» REQUIRED TASK
Track down each line that has the word "this" and copy it.
··· GIVEN INFORMATION ···
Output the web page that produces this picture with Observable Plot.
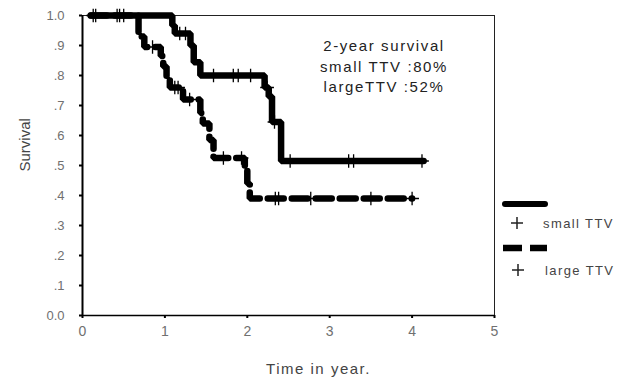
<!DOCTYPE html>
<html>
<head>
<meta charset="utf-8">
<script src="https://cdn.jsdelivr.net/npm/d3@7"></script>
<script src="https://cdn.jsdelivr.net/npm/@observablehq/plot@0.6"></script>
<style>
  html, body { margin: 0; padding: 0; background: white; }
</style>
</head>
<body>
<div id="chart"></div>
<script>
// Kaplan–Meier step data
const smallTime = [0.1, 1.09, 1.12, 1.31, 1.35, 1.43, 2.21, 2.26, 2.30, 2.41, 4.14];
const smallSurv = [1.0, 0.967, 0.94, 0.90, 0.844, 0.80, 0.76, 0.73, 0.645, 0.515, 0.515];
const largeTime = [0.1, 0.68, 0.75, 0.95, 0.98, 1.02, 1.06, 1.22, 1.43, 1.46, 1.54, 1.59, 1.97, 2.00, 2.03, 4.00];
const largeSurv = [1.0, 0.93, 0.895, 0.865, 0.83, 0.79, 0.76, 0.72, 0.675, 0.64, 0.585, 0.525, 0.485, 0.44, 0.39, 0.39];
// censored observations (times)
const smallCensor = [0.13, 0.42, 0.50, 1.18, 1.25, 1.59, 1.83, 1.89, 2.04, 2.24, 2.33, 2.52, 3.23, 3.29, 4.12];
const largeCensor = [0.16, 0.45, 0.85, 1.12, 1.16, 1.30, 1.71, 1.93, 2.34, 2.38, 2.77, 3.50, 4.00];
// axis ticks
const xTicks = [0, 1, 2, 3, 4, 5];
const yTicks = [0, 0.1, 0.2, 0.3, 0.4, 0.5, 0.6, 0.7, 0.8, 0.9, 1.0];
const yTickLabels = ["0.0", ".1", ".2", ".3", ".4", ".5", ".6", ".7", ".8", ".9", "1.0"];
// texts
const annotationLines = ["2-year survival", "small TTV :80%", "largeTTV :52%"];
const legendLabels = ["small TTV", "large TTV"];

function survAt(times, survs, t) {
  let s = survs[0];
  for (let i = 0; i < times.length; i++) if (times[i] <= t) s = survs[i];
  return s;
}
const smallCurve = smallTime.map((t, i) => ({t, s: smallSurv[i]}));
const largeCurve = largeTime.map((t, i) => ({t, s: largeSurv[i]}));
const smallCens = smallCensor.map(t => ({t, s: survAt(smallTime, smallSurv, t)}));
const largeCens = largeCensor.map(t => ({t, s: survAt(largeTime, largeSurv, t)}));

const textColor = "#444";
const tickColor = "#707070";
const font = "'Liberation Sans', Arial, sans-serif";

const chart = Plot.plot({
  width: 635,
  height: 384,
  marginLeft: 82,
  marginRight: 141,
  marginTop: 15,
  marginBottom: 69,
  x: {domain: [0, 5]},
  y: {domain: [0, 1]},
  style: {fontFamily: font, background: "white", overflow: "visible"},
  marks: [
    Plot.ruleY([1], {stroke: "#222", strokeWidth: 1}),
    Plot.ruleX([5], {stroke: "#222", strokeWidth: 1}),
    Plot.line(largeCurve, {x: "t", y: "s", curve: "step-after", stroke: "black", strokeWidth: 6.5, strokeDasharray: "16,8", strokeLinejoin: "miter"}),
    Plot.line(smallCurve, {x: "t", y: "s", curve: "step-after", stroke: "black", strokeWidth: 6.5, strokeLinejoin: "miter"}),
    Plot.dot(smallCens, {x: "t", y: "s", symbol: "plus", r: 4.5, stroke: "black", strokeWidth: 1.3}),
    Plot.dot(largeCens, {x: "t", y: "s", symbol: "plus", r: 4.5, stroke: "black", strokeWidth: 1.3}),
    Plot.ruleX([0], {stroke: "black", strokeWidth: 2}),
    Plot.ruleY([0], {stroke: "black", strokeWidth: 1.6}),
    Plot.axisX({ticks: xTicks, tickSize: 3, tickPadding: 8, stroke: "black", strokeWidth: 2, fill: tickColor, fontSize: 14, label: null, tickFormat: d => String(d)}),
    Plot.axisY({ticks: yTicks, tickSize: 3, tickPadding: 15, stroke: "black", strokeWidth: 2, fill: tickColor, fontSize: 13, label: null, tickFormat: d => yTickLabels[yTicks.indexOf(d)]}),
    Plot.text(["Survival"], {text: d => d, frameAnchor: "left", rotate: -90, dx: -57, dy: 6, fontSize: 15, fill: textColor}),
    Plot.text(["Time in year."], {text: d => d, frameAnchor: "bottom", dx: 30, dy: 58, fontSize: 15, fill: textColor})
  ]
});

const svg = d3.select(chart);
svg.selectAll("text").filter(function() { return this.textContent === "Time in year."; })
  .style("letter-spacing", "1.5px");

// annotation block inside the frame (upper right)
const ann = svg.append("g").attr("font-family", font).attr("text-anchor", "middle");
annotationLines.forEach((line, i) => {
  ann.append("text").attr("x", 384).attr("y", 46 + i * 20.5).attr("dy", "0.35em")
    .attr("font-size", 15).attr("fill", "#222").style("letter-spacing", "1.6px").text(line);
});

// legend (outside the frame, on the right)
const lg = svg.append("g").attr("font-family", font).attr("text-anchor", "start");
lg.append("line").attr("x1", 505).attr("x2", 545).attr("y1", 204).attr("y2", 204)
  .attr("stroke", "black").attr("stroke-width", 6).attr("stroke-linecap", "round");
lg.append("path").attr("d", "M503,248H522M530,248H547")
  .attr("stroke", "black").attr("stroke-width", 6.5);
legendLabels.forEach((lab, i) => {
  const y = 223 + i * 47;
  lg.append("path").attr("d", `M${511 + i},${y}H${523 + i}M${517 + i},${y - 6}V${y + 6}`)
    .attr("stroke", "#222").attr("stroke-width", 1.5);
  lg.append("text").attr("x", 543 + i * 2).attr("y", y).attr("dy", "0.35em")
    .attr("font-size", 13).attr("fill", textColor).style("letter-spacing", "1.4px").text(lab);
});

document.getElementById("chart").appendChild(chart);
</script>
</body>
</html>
···
» THE OUTPUT
Output the web page that produces this picture with Observable Plot.
svg.selectAll("text").filter(function() { return this.textContent === "Time in year."; })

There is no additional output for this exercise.